Among the topics to be covered:

• What specific RJ principles and values hold the most significant benefit to participants in

sexualized violence cases?

• What are some of the practice models currently being used in this work?

• Is there such a thing as “best practice” in this area? If so, what directions might it point to?

• How can facilitators support the development of accountability in those responsible for harm?

• What facilitator qualities are especially helpful to survivors?

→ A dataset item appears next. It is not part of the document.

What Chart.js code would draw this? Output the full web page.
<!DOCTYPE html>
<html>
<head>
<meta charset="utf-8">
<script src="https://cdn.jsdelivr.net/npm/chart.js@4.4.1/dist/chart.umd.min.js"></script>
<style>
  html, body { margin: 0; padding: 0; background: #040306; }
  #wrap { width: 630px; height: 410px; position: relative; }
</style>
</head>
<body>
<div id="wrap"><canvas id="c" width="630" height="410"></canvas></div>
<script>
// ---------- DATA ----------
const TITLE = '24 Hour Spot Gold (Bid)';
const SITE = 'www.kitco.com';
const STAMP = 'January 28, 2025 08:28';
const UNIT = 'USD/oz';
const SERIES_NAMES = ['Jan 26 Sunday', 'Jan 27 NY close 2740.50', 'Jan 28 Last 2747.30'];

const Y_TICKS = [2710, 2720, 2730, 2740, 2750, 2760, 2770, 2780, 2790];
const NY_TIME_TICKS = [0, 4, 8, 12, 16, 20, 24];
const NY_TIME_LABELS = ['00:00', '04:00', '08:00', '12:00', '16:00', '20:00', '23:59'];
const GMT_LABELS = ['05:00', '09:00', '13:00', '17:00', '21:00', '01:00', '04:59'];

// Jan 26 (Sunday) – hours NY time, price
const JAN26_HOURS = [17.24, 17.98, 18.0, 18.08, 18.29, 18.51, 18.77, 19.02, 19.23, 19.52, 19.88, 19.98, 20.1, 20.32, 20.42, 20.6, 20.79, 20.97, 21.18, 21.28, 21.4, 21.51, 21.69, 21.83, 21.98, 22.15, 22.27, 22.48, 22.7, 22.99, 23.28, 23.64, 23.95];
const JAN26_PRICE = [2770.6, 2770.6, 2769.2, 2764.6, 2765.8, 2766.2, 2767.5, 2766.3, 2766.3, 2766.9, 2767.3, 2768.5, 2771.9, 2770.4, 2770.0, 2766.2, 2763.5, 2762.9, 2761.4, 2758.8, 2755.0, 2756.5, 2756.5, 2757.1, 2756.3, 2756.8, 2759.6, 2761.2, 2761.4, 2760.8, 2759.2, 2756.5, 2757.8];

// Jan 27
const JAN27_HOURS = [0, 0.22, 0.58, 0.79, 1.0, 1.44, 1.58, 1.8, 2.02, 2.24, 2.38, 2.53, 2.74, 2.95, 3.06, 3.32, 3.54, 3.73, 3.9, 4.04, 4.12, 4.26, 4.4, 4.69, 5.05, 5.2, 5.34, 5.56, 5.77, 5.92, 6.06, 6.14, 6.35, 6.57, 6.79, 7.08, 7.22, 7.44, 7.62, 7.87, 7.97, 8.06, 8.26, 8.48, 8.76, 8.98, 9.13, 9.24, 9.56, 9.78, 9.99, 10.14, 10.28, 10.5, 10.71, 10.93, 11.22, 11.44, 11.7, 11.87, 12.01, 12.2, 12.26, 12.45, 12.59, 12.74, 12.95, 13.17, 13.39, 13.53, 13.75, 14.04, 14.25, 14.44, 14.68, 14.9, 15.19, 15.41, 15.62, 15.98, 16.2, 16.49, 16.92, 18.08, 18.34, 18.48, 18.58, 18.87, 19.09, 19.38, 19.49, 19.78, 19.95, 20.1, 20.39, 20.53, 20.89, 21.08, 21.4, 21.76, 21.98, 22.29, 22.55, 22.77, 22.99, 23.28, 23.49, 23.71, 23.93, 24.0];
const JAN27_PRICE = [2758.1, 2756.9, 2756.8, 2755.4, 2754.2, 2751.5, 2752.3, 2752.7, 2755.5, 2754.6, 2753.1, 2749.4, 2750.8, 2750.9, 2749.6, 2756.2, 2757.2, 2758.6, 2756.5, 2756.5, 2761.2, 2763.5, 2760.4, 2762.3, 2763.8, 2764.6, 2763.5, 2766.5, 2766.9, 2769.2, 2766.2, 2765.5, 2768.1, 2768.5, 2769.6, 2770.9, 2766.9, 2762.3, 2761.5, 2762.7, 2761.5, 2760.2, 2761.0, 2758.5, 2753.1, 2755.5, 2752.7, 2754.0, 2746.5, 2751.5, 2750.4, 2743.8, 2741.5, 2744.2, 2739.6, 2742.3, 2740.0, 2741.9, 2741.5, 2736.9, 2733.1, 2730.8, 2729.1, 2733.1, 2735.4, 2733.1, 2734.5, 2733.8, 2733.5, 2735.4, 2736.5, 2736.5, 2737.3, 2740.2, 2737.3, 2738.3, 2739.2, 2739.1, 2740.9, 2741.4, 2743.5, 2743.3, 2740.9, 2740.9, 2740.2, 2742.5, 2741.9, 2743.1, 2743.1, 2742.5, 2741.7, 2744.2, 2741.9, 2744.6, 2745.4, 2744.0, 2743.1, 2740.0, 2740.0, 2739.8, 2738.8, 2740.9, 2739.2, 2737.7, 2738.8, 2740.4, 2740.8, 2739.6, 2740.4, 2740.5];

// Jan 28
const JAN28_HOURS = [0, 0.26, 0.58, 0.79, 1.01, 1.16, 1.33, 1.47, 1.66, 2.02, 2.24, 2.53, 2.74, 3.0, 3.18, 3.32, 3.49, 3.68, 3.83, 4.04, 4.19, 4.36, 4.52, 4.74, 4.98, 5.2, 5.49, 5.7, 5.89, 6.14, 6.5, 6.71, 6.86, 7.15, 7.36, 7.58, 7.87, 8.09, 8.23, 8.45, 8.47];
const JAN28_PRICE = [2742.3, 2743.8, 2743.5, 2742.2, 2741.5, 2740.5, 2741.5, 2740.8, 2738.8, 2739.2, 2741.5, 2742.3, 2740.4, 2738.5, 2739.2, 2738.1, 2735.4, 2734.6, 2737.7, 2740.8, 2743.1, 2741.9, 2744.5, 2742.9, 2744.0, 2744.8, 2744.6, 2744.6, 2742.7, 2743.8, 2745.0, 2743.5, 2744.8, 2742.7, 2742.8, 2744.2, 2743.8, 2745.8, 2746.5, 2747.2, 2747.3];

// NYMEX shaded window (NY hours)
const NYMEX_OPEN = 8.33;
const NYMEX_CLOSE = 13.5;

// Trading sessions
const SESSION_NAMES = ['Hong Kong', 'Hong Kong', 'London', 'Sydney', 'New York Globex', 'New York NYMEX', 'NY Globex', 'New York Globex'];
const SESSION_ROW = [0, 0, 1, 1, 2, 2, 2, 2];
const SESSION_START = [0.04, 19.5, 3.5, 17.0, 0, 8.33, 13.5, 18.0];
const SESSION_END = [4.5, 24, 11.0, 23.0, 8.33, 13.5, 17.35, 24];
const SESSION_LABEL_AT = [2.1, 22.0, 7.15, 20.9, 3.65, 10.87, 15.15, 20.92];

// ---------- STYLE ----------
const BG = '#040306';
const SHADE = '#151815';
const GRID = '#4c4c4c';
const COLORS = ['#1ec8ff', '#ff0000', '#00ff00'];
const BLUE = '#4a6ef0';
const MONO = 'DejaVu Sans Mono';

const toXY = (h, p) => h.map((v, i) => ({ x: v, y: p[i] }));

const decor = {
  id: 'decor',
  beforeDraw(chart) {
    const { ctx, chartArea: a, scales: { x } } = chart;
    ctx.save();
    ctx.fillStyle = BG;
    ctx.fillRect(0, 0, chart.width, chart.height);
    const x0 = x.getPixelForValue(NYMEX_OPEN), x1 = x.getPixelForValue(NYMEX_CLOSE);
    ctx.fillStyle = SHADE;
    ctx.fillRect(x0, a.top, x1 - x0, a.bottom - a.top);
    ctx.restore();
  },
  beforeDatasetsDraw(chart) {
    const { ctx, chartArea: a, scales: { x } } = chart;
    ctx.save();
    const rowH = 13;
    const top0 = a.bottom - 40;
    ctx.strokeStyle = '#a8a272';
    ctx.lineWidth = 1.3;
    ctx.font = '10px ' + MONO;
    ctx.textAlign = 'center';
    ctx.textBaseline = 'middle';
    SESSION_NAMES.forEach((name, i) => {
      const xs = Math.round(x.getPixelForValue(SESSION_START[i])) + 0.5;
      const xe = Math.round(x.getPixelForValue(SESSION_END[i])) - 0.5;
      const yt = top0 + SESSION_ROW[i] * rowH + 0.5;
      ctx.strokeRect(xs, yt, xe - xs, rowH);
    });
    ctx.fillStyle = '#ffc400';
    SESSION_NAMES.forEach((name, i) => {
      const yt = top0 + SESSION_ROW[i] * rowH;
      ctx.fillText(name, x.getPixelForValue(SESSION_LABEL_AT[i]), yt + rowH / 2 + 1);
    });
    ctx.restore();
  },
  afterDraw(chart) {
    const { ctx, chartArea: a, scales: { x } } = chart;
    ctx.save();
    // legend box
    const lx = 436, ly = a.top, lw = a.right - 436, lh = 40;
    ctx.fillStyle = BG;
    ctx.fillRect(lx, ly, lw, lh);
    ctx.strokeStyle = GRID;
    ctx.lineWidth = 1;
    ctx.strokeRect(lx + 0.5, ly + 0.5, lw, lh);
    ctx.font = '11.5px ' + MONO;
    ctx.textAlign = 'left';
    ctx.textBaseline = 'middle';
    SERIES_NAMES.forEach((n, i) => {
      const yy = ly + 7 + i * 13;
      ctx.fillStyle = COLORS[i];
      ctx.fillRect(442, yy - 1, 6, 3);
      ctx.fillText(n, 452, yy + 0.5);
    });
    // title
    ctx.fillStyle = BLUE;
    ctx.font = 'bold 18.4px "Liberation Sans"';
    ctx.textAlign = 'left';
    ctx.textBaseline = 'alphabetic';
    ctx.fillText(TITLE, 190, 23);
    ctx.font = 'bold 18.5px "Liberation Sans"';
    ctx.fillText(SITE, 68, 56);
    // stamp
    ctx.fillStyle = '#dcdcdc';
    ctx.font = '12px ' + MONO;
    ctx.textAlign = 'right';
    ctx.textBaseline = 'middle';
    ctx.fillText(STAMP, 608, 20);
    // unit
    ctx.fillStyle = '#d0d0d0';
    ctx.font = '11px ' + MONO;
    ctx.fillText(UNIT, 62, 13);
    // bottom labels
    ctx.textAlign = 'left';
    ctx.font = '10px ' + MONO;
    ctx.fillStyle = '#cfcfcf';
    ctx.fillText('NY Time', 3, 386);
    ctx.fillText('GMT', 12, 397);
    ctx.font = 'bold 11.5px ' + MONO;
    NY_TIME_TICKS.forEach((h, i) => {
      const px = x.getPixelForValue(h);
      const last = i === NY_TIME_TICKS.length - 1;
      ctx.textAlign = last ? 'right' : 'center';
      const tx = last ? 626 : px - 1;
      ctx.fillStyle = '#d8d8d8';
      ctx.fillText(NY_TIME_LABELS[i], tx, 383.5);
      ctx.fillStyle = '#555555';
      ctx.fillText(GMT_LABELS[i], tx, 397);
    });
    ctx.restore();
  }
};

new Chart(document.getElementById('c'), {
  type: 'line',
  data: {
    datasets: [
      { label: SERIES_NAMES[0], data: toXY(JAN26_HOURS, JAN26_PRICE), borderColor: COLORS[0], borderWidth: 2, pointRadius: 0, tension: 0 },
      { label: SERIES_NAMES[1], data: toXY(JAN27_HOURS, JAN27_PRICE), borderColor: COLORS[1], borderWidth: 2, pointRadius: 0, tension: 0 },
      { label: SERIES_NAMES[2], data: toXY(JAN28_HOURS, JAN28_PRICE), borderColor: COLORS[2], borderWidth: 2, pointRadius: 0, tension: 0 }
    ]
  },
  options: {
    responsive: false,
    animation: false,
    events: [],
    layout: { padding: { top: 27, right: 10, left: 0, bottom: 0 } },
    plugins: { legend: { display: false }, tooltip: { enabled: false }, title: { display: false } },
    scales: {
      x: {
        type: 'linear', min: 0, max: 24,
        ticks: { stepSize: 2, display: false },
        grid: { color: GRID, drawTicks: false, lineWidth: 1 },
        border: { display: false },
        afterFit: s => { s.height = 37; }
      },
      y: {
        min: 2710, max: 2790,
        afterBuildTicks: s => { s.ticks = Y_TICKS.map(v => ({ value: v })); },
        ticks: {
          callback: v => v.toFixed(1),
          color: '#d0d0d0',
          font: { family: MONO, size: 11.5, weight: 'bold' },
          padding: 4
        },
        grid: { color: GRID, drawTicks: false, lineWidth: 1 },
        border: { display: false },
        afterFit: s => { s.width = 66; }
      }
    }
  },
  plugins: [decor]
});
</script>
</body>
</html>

Diana McGlinchey & Aaron Eyjolfson

Secondary Traumatic Stress in Canadian Restorative Justice Practitioners: Strategies to support service providers and foster vicarious resilience

Workshop Description

As instructors and researchers in the fields of criminal justice and victimology, we are aware that service providers often find their work fulfilling but are also at an increased risk of developing negative outcomes due to their exposure to others’ trauma. We are passionate about the value of completing regular self-assessments to monitor changes in Secondary Traumatic Stress (STS), implementing early intervention strategies to mitigate its effects, and encouraging organizations to take an active role in recognizing and supporting service providers. We are advocates of trauma-informed supervision, which recognizes that service providers often have their own lived experiences, in addition to experiencing secondary trauma through their work. We understand the critical value of self-care and the importance of organizations taking an active role in facilitating it.

 

This knowledge sharing session will discuss recent research on secondary traumatic stress in Canadian victim service providers with a focus on the experiences of 75 restorative justice practitioners who participated in the national study Victim Services and Vicarious Resilience. Diana and Aaron will discuss trauma-informed approaches and strategies used to foster vicarious resilience and mitigate the negative outcomes of the very important work of working with victims and survivors.

Julie Nanson-Ashton

An introduction to Restorative Justice Work: How it Applies Successfully to Individuals With Fetal Alcohol Spectrum Disorder (FASD)

Workshop Description

Join Julie in an introduction to Restorative Justice work, and how it applies successfully to individuals with Fetal Alcohol Spectrum Disorder (FASD). Restorative Practice and Restorative Justice utilize a person-centred, community-based approach to achieve justice caused by a crime or harm, by communally identifying the damage to promote healing for the victim and community, and to provide the offender an opportunity to make amends. The needs of the victim, and any other individuals affected by the crime/harm are identified and acknowledged by the offender, and the offender is supported by a community of support to repair the harm they have caused.